Prior to this week, there was still some ambiguity about what Trump was hoping to do with USPS. Trump’s Postmaster General and major Republican donor, Louis DeJoy, launched a spate of reforms in July that were officially designed to improve efficiency but effectively slowed down mail delivery. But then, last week, DeJoy vowed that election mail will not be slowed down. Trump, meanwhile, has been saying that absentee voting is good, but mail-in voting is bad, even though most states, including most battleground states, use absentee rather than universal mail-in voting.

In short, there’s been plenty of noise, but no clear signal that proved that Trump aimed to undermine USPS and actual votes by mail for political reasons. Republicans could hold on to the myth that it was all about efficiency, while Democrats cried foul and claimed it was all about the election.

But now, with Trump’s open acknowledgement that he was preventing USPS from receiving critical funds in order to improve his reelection chances, he relinquished ambiguity.
Not only that, but he did it over an issue that directly hurts his core constituents — namely, older White men, who depend on mail to provide them with medicine, social security checks, and other necessities.

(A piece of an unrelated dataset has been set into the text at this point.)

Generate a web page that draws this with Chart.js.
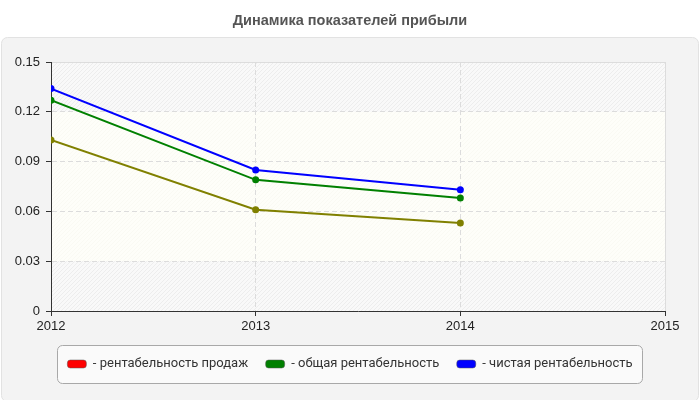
<!DOCTYPE html>
<html>
<head>
<meta charset="utf-8">
<script src="https://cdn.jsdelivr.net/npm/chart.js@4.4.1/dist/chart.umd.min.js"></script>
<style>
  html, body { margin: 0; padding: 0; background: #fff; }
  #wrap { width: 700px; height: 400px; }
</style>
</head>
<body>
<div id="wrap"><canvas id="chart"></canvas></div>
<script>
var years = [2012, 2013, 2014];
var seriesNames = ["- рентабельность продаж", "- общая рентабельность", "- чистая рентабельность"];
var salesMargin = [0.103, 0.061, 0.053];
var totalMargin = [0.127, 0.079, 0.068];
var netMargin = [0.134, 0.085, 0.073];
var xRange = [2012, 2015];
var yRange = [0, 0.15];
var yStep = 0.03;
var highlightBand = [0.03, 0.12];
var lineColors = ["#808000", "#008000", "#0000ff"];
var legendColors = ["#ff0000", "#008000", "#0000ff"];

function makeHatch(ctx, base, stripe) {
  var c = document.createElement("canvas");
  c.width = 4;
  c.height = 4;
  var g = c.getContext("2d");
  g.fillStyle = base;
  g.fillRect(0, 0, 4, 4);
  g.fillStyle = stripe;
  for (var i = 0; i < 4; i++) g.fillRect(i, 3 - i, 1, 1);
  return ctx.createPattern(c, "repeat");
}

// panel, hatched plot area, light band and legend frame
var backdrop = {
  id: "backdrop",
  beforeDraw: function (chart) {
    var ctx = chart.ctx, a = chart.chartArea, y = chart.scales.y;
    ctx.save();
    ctx.fillStyle = "#fff";
    ctx.fillRect(0, 0, chart.width, chart.height);
    ctx.beginPath();
    ctx.roundRect(1.5, 37.5, chart.width - 3, chart.height - 36, 6);
    ctx.fillStyle = "#f3f3f3";
    ctx.fill();
    ctx.strokeStyle = "#e2e2e2";
    ctx.lineWidth = 1;
    ctx.stroke();

    ctx.fillStyle = makeHatch(ctx, "#f9f9f9", "#ededed");
    ctx.fillRect(a.left, a.top, a.right - a.left, a.bottom - a.top);
    var yTop = y.getPixelForValue(highlightBand[1]);
    var yBot = y.getPixelForValue(highlightBand[0]);
    ctx.fillStyle = makeHatch(ctx, "#fefef9", "#fafaf3");
    ctx.fillRect(a.left, yTop, a.right - a.left, yBot - yTop);

    ctx.strokeStyle = "#dddddd";
    ctx.beginPath();
    ctx.moveTo(a.left, a.top + 0.5);
    ctx.lineTo(a.right + 0.5, a.top + 0.5);
    ctx.lineTo(a.right + 0.5, a.bottom);
    ctx.stroke();

    var boxes = chart.legend.legendHitBoxes;
    if (boxes && boxes.length) {
      var left = Math.min.apply(null, boxes.map(function (b) { return b.left; }));
      var right = Math.max.apply(null, boxes.map(function (b) { return b.left + b.width; }));
      var top = boxes[0].top;
      ctx.beginPath();
      ctx.roundRect(Math.round(left - 10) + 0.5, Math.round(top - 13) + 0.5, Math.round(right - left + 20), 38, 5);
      ctx.fillStyle = "#fafafa";
      ctx.fill();
      ctx.strokeStyle = "#a8a8a8";
      ctx.stroke();
    }
    ctx.restore();
  }
};

var seriesData = [salesMargin, totalMargin, netMargin];

function makeDataset(i) {
  return {
    label: seriesNames[i],
    data: years.map(function (yr, k) { return { x: yr, y: seriesData[i][k] }; }),
    borderColor: lineColors[i],
    backgroundColor: lineColors[i],
    pointBackgroundColor: lineColors[i],
    pointBorderColor: lineColors[i],
    borderWidth: 2,
    pointRadius: 3.5,
    pointBorderWidth: 0,
    tension: 0
  };
}

var tickFont = { family: "'Liberation Sans', Arial, sans-serif", size: 13 };

new Chart(document.getElementById("chart"), {
  type: "line",
  data: { datasets: [0, 1, 2].map(makeDataset) },
  plugins: [backdrop],
  options: {
    responsive: true,
    maintainAspectRatio: false,
    animation: false,
    layout: { padding: { top: 0, left: 0, right: 0, bottom: 19.5 } },
    plugins: {
      title: {
        display: true,
        text: "Динамика показателей прибыли",
        color: "#555555",
        font: { family: "'Liberation Sans', Arial, sans-serif", size: 14.5, weight: "bold" },
        padding: { top: 12, bottom: 32.6 }
      },
      legend: {
        position: "bottom",
        labels: {
          color: "#333333",
          font: { family: "Roboto, sans-serif", size: 13 },
          boxWidth: 19,
          boxHeight: 8,
          padding: 17.5,
          useBorderRadius: true,
          borderRadius: 3,
          generateLabels: function (chart) {
            return chart.data.datasets.map(function (ds, i) {
              return {
                text: ds.label,
                fillStyle: legendColors[i],
                strokeStyle: "#555555",
                lineWidth: 0.5,
                borderRadius: 3,
                fontColor: "#333333",
                datasetIndex: i,
                hidden: false
              };
            });
          }
        }
      },
      tooltip: { enabled: false }
    },
    scales: {
      x: {
        type: "linear",
        min: xRange[0],
        max: xRange[1],
        afterFit: function (s) { s.height = 29; },
        ticks: {
          stepSize: 1,
          color: "#222222",
          padding: 3,
          font: tickFont,
          callback: function (v) { return String(v); }
        },
        grid: {
          color: "#dcdcdc",
          tickLength: 5,
          tickColor: "#333333",
          tickBorderDash: []
        },
        border: { display: true, color: "#333333", width: 1, dash: [5, 3] }
      },
      y: {
        min: yRange[0],
        max: yRange[1],
        afterFit: function (s) { s.width = 51; },
        ticks: {
          stepSize: yStep,
          color: "#222222",
          padding: 6,
          font: tickFont,
          callback: function (v) { return String(+v.toFixed(2)); }
        },
        grid: {
          color: "#dcdcdc",
          tickLength: 5,
          tickColor: "#333333",
          tickBorderDash: []
        },
        border: { display: true, color: "#333333", width: 1, dash: [5, 3] }
      },
      // empty right gutter so the plot ends where the reference does
      gutter: {
        type: "linear",
        position: "right",
        min: 0,
        max: 1,
        afterFit: function (s) { s.width = 35; },
        ticks: { display: false },
        grid: { display: false, drawTicks: false },
        border: { display: false }
      }
    }
  }
});
</script>
</body>
</html>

Can he go back and deny it? He could try, but having conceded the point publicly, and on Fox Business of all places, even his amenable base would have trouble buying it.
Anti-Trump groups like VoteVets are already using this in their political ads. Others will likely follow.

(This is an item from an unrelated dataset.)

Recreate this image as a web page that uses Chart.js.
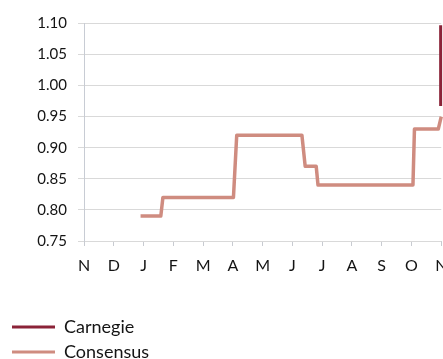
<!DOCTYPE html>
<html>
<head>
<meta charset="utf-8">
<script src="https://cdn.jsdelivr.net/npm/chart.js@4"></script>
<style>
  html, body { margin: 0; padding: 0; background: #ffffff; overflow: hidden; }
  #wrap { width: 443px; height: 359px; }
</style>
</head>
<body>
<div id="wrap"><canvas id="c" width="443" height="359"></canvas></div>
<script>
// ---- data ----
const monthLabels = ['N','D','J','F','M','A','M','J','J','A','S','O','N'];
const yTickValues = [0.75, 0.80, 0.85, 0.90, 0.95, 1.00, 1.05, 1.10];
const consensusX = [1.9, 2.58, 2.65, 5.02, 5.13, 7.32, 7.43, 7.80, 7.86, 11.05, 11.10, 11.90, 12.0];
const consensusY = [0.79, 0.79, 0.82, 0.82, 0.92, 0.92, 0.87, 0.87, 0.84, 0.84, 0.93, 0.93, 0.95];
const carnegieX = [11.98, 11.98];
const carnegieY = [0.967, 1.097];
const seriesNames = ['Carnegie', 'Consensus'];

const toPoints = (xs, ys) => xs.map((x, i) => ({ x: x, y: ys[i] }));

const FONT = 'Lato';
const TEXT = '#141414';
const LEGEND_HEIGHT = 48;

const config = {
  type: 'line',
  data: {
    datasets: [
      {
        label: seriesNames[0],
        data: toPoints(carnegieX, carnegieY),
        borderColor: '#8b2338',
        backgroundColor: '#8b2338',
        borderWidth: 3,
        pointRadius: 0,
        tension: 0,
        fill: false,
        clip: 6
      },
      {
        label: seriesNames[1],
        data: toPoints(consensusX, consensusY),
        borderColor: '#cf8c80',
        backgroundColor: '#cf8c80',
        borderWidth: 3.5,
        borderJoinStyle: 'round',
        pointRadius: 0,
        tension: 0,
        fill: false,
        clip: 6
      }
    ]
  },
  options: {
    responsive: false,
    animation: false,
    devicePixelRatio: 1,
    layout: { padding: { left: 5, right: 1.5, top: 23.3, bottom: 0 } },
    scales: {
      x: {
        type: 'linear',
        min: 0,
        max: 12,
        grid: { display: true, drawOnChartArea: false, drawTicks: true, tickLength: 5, color: '#c8cbd1' },
        border: { display: false },
        ticks: {
          stepSize: 1,
          autoSkip: false,
          maxRotation: 0,
          padding: 10,
          color: TEXT,
          font: { family: FONT, size: 16 },
          callback: (v) => monthLabels[v]
        },
        afterFit: (s) => { s.paddingLeft = 0; s.paddingRight = 0; s.height = 70; }
      },
      y: {
        min: yTickValues[0],
        max: yTickValues[yTickValues.length - 1],
        grid: { color: '#d9d9d9', tickLength: 6 },
        border: { display: true, color: '#c8ccd4' },
        ticks: {
          stepSize: 0.05,
          padding: 11,
          color: TEXT,
          font: { family: FONT, size: 15 },
          callback: (v) => Number(v).toFixed(2)
        },
        afterBuildTicks: (s) => { s.ticks = yTickValues.map(v => ({ value: v })); },
        afterFit: (s) => { s.paddingTop = 0; s.paddingBottom = 0; s.width = 79; }
      }
    },
    plugins: {
      legend: {
        display: true,
        position: 'bottom',
        align: 'start',
        labels: {
          usePointStyle: true,
          pointStyle: 'line',
          pointStyleWidth: 43,
          padding: 7,
          color: TEXT,
          font: { family: FONT, size: 18 },
          generateLabels: (chart) => chart.data.datasets.map((d, i) => ({
            text: d.label,
            fillStyle: d.borderColor,
            strokeStyle: d.borderColor,
            lineWidth: 3,
            pointStyle: 'line',
            fontColor: TEXT,
            hidden: false,
            datasetIndex: i
          }))
        }
      },
      tooltip: { enabled: false }
    }
  }
};

const chart = new Chart(document.getElementById('c'), config);

// Stack legend entries one per row, as in the reference.
const lg = chart.legend;
const fitOrig = lg.fit;
lg.fit = function () {
  const mw = this.maxWidth;
  this.maxWidth = 1;
  fitOrig.call(this);
  this.maxWidth = mw;
  this.width = mw;
  this.height = LEGEND_HEIGHT;
};
const drawOrig = lg._draw;
lg._draw = function () {
  const r = this.right;
  this.right = this.left + 1;
  drawOrig.call(this);
  this.right = r;
};
chart.update();
</script>
</body>
</html>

Equally important, Trump’s acknowledgement gave Democrats all the ammunition they needed to raise the alarm and rally their voters. If, until this week, Trump’s use of USPS to sabotage the election was a nebulous possibility, now it seems like a certain reality.

As a result, there is no longer any ambiguity. Even if Trump retreated and allowed USPS to receive the additional funding it needs, he will not be able to erase the impression he’s created. Every mail delay, every lost ballot, every missing prescription, will now count against him. Try as he might to claim that underfunding USPS is about fighting voter fraud, the broader damage to him is already done.

What’s perhaps worse for Trump is that rather than make the 2020 election about Joe Biden, as he did so successfully to Hillary Clinton in 2016, he has now unambiguously and maybe irrevocably made the 2020 election about himself. That will cost him dearly.

Whether I’m right or wrong, we’ll know soon enough.